Guitarist: Jimi Hendrix
Effects used: Maestro Fuzz-Tone, Arbiter Fuzzface, Uni-Vibe, Vox wah, Octavia and more…
There’s no questioning Jimi Hendrix’s skills as a guitar player, yet the allure isn’t only in the notes he played, but the otherworldly sounds he conjured up.
A legendary live improviser, Hendrix was also fearless in the studio, using outboard FX and mixing boards almost as instruments. Fuzz, feedback, wah-wah, Leslie speakers/Uni-Vibes, tape echo and Octavia effects were all part of Hendrix’s palette, and there are literally scores of classic FX moments in the Jimi canon.
Listen to the stellar wah-wah signatures of Voodoo Child (Slight Return) (0:01 to 0:32 just may be the most famous wah guitar lick ever), the stunning third solo of All Along The Watchtower (from 2:16), Rainy Day, Dream Away (check the mimicking of speech from 3:12) and its reprise Still Raining, Still Dreaming, and, of course, on the whole of The Burning Of The Midnight Lamp.

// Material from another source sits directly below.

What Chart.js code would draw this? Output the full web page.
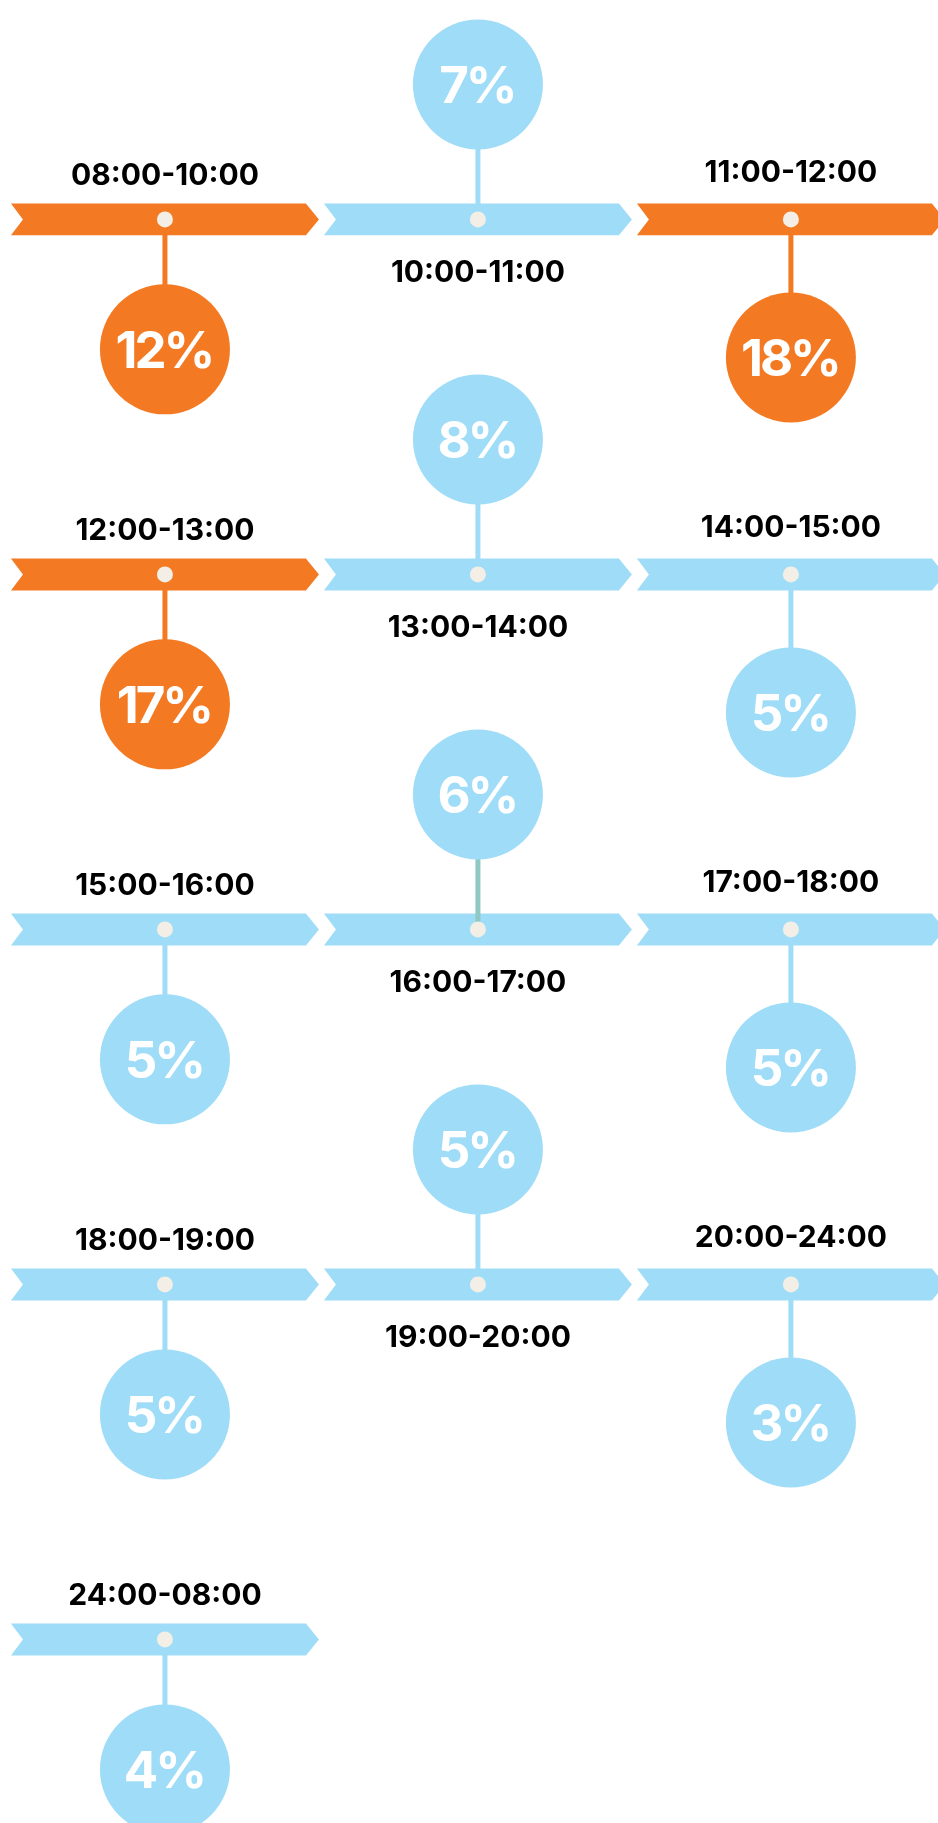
<!DOCTYPE html>
<html>
<head>
<meta charset="utf-8">
<script src="https://cdn.jsdelivr.net/npm/chart.js@4/dist/chart.umd.min.js"></script>
<style>
  html, body { margin: 0; padding: 0; background: #fff; }
  #wrap { width: 938px; height: 1823px; }
  canvas { display: block; }
</style>
</head>
<body>
<div id="wrap"><canvas id="chart" width="938" height="1823"></canvas></div>
<script>
// time slots, read left to right, top to bottom
const periods = [
  '08:00-10:00', '10:00-11:00', '11:00-12:00',
  '12:00-13:00', '13:00-14:00', '14:00-15:00',
  '15:00-16:00', '16:00-17:00', '17:00-18:00',
  '18:00-19:00', '19:00-20:00', '20:00-24:00',
  '24:00-08:00'
];
// share of the day, in percent
const shares = [12, 7, 18, 17, 8, 5, 5, 6, 5, 5, 5, 3, 4];
const peakLevel = 10;

const ORANGE = '#f37a22';
const BLUE = '#9fdcf7';
const DOT = '#f3efe6';
const FONT = 'Inter, "DejaVu Sans", sans-serif';

const perRow = 3;
const colOf = i => i % perRow;
const rowOf = i => Math.floor(i / perRow);
const colorOf = i => shares[i] >= peakLevel ? ORANGE : BLUE;
// middle column hangs its circle above the ribbon, the others below
const bubbleShift = i => colOf(i) === 1 ? -0.38 : (colOf(i) === 0 ? 0.366 : 0.389);

const dots = periods.map((p, i) => ({ x: colOf(i), y: rowOf(i) }));
const bubbles = periods.map((p, i) => ({ x: colOf(i), y: rowOf(i) + bubbleShift(i) }));
const stems = [];
periods.forEach((p, i) => {
  stems.push(dots[i], bubbles[i], { x: colOf(i), y: null });
});

const ribbonPlugin = {
  id: 'ribbons',
  beforeDatasetsDraw(chart) {
    const { ctx, scales: { x, y } } = chart;
    ctx.save();
    periods.forEach((p, i) => {
      const c = colOf(i), r = rowOf(i);
      const x0 = x.getPixelForValue(c - 0.492);
      const x1 = x.getPixelForValue(c + 0.492);
      const yt = y.getPixelForValue(r - 0.045);
      const yb = y.getPixelForValue(r + 0.045);
      const ym = y.getPixelForValue(r);
      ctx.beginPath();
      ctx.moveTo(x0, yt);
      ctx.lineTo(x1 - 13, yt);
      ctx.lineTo(x1, ym);
      ctx.lineTo(x1 - 13, yb);
      ctx.lineTo(x0, yb);
      ctx.lineTo(x0 + 12, ym);
      ctx.closePath();
      ctx.fillStyle = colorOf(i);
      ctx.fill();
    });
    ctx.restore();
  },
  afterDatasetsDraw(chart) {
    const { ctx, scales: { x, y } } = chart;
    ctx.save();
    ctx.textAlign = 'center';
    ctx.textBaseline = 'middle';
    // slot names
    ctx.fillStyle = '#000';
    ctx.font = '700 30px ' + FONT;
    periods.forEach((p, i) => {
      const c = colOf(i);
      const dy = c === 1 ? 0.152 : (c === 0 ? -0.122 : -0.13);
      ctx.fillText(p, x.getPixelForValue(c), y.getPixelForValue(rowOf(i) + dy));
    });
    // percentages inside the circles
    ctx.fillStyle = '#fff';
    ctx.font = '700 51px ' + FONT;
    ctx.letterSpacing = '-3px';
    const meta = chart.getDatasetMeta(1);
    meta.data.forEach((pt, i) => {
      ctx.fillText(shares[i] + '%', pt.x - 1, pt.y + 3);
    });
    ctx.restore();
  }
};

new Chart(document.getElementById('chart'), {
  type: 'scatter',
  data: {
    datasets: [
      {
        label: 'stems',
        type: 'line',
        data: stems,
        showLine: true,
        spanGaps: false,
        borderWidth: 5,
        pointRadius: 0,
        clip: false,
        segment: {
          borderColor: ctx => {
            const i = Math.floor(ctx.p0DataIndex / 3);
            return i === 7 ? '#8ec9c4' : colorOf(i);
          }
        },
        order: 3
      },
      {
        label: 'share',
        data: bubbles,
        pointRadius: 65,
        pointBackgroundColor: periods.map((p, i) => colorOf(i)),
        pointBorderWidth: 0,
        clip: false,
        order: 2
      },
      {
        label: 'dots',
        data: dots,
        pointRadius: 8,
        pointBackgroundColor: DOT,
        pointBorderWidth: 0,
        clip: false,
        order: 1
      }
    ]
  },
  options: {
    responsive: false,
    animation: false,
    events: [],
    layout: { padding: 0, autoPadding: false },
    plugins: {
      legend: { display: false },
      tooltip: { enabled: false }
    },
    scales: {
      x: { type: 'linear', display: false, min: -0.527, max: 2.470 },
      y: { type: 'linear', display: false, reverse: true, min: -0.618, max: 4.517 }
    }
  },
  plugins: [ribbonPlugin]
});
</script>
</body>
</html>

Jimi once described wah-wah as sounding like, “that loneliness and that frustration and the yearning. Like something is reaching out” - with wah-wah, Hendrix undoubtedly connected.
His use of fuzz pedals went back even further. Late US bluesman Mike Bloomfield recalled seeing Jimi using a Maestro Fuzz-Tone (as heard on the Stones’ Satisfaction) in the summer of 1966, while he adopted a Dallas-Arbiter Fuzzface from the pedal’s launch later that year: hear it sting on Purple Haze (straight from the intro) and Bold As Love (his soloing tone suddenly gets filthy at 1:51).
Then there’s the Octavia, purpose-built for Jimi by UK FX legend Roger Mayer. It first appeared on the stinging outro solo of Purple Haze and can also be clearly heard on Little Miss Lover (from 1:19), One Rainy Wish (starting at 2:10), and the Band Of Gypsys’ Who Knows (from 6:28).
Hendrix used a real Leslie speaker for the likes of Little Wing, later adopting the similar-sounding and more portable Uni-Vibe on Hey Baby (from 0:12), Machine Gun (various points throughout) and his revolutionary reading of The Star Spangled Banner.
Add his command of volume swells, vibrato arm stunts, slides, slurs, siren noises and staccato passages and Jimi gave guitar (plus-FX) a whole new language. As The Who’s Pete Townshend recalled: “When he started to play, something changed. Colours changed. Everything changed.”